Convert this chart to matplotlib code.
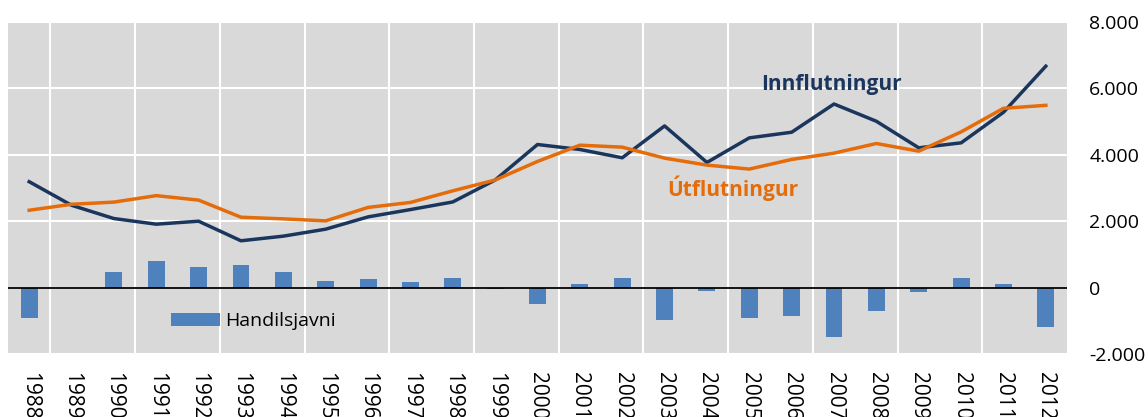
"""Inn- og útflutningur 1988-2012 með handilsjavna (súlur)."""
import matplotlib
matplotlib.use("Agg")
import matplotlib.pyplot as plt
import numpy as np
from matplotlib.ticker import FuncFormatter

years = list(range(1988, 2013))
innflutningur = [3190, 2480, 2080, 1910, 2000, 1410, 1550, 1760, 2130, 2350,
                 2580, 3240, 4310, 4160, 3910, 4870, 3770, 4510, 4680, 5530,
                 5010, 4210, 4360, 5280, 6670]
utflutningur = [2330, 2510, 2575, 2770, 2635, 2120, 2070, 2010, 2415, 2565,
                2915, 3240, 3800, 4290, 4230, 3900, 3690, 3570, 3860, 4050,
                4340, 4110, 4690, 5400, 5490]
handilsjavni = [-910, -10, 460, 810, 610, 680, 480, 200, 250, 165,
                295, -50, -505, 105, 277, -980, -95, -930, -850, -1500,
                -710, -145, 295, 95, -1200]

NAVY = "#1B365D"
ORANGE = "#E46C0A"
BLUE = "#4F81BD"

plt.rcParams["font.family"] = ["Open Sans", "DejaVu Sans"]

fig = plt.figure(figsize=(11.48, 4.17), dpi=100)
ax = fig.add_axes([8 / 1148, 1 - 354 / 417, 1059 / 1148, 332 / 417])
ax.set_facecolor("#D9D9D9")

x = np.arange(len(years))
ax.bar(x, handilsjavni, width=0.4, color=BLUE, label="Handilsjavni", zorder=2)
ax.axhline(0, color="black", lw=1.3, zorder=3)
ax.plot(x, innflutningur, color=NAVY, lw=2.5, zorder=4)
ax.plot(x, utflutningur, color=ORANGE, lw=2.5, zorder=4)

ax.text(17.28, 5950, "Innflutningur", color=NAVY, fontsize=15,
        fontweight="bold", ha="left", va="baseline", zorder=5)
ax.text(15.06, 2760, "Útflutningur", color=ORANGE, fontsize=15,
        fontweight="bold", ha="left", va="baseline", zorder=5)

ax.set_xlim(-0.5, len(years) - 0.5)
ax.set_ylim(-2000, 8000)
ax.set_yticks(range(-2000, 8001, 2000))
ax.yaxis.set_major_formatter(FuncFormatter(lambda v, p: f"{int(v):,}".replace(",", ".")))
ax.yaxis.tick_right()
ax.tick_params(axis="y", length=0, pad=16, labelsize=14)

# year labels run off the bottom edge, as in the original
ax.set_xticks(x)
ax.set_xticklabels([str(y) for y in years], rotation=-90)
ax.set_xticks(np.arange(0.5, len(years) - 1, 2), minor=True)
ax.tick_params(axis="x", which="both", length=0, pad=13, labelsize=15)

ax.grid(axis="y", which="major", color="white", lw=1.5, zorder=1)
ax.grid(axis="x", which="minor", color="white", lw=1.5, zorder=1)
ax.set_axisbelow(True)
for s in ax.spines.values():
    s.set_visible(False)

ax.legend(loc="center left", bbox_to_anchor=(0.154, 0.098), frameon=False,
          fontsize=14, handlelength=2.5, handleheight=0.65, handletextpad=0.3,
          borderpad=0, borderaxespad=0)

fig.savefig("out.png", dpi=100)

** Problem to work on **
Print the listing above in full, exactly as written. Omit any pictures.

** Solution for this exercise **
Convert this chart to matplotlib code.
"""Inn- og útflutningur 1988-2012 með handilsjavna (súlur)."""
import matplotlib
matplotlib.use("Agg")
import matplotlib.pyplot as plt
import numpy as np
from matplotlib.ticker import FuncFormatter

years = list(range(1988, 2013))
innflutningur = [3190, 2480, 2080, 1910, 2000, 1410, 1550, 1760, 2130, 2350,
                 2580, 3240, 4310, 4160, 3910, 4870, 3770, 4510, 4680, 5530,
                 5010, 4210, 4360, 5280, 6670]
utflutningur = [2330, 2510, 2575, 2770, 2635, 2120, 2070, 2010, 2415, 2565,
                2915, 3240, 3800, 4290, 4230, 3900, 3690, 3570, 3860, 4050,
                4340, 4110, 4690, 5400, 5490]
handilsjavni = [-910, -10, 460, 810, 610, 680, 480, 200, 250, 165,
                295, -50, -505, 105, 277, -980, -95, -930, -850, -1500,
                -710, -145, 295, 95, -1200]

NAVY = "#1B365D"
ORANGE = "#E46C0A"
BLUE = "#4F81BD"

plt.rcParams["font.family"] = ["Open Sans", "DejaVu Sans"]

fig = plt.figure(figsize=(11.48, 4.17), dpi=100)
ax = fig.add_axes([8 / 1148, 1 - 354 / 417, 1059 / 1148, 332 / 417])
ax.set_facecolor("#D9D9D9")

x = np.arange(len(years))
ax.bar(x, handilsjavni, width=0.4, color=BLUE, label="Handilsjavni", zorder=2)
ax.axhline(0, color="black", lw=1.3, zorder=3)
ax.plot(x, innflutningur, color=NAVY, lw=2.5, zorder=4)
ax.plot(x, utflutningur, color=ORANGE, lw=2.5, zorder=4)

ax.text(17.28, 5950, "Innflutningur", color=NAVY, fontsize=15,
        fontweight="bold", ha="left", va="baseline", zorder=5)
ax.text(15.06, 2760, "Útflutningur", color=ORANGE, fontsize=15,
        fontweight="bold", ha="left", va="baseline", zorder=5)

ax.set_xlim(-0.5, len(years) - 0.5)
ax.set_ylim(-2000, 8000)
ax.set_yticks(range(-2000, 8001, 2000))
ax.yaxis.set_major_formatter(FuncFormatter(lambda v, p: f"{int(v):,}".replace(",", ".")))
ax.yaxis.tick_right()
ax.tick_params(axis="y", length=0, pad=16, labelsize=14)

# year labels run off the bottom edge, as in the original
ax.set_xticks(x)
ax.set_xticklabels([str(y) for y in years], rotation=-90)
ax.set_xticks(np.arange(0.5, len(years) - 1, 2), minor=True)
ax.tick_params(axis="x", which="both", length=0, pad=13, labelsize=15)

ax.grid(axis="y", which="major", color="white", lw=1.5, zorder=1)
ax.grid(axis="x", which="minor", color="white", lw=1.5, zorder=1)
ax.set_axisbelow(True)
for s in ax.spines.values():
    s.set_visible(False)

ax.legend(loc="center left", bbox_to_anchor=(0.154, 0.098), frameon=False,
          fontsize=14, handlelength=2.5, handleheight=0.65, handletextpad=0.3,
          borderpad=0, borderaxespad=0)

fig.savefig("out.png", dpi=100)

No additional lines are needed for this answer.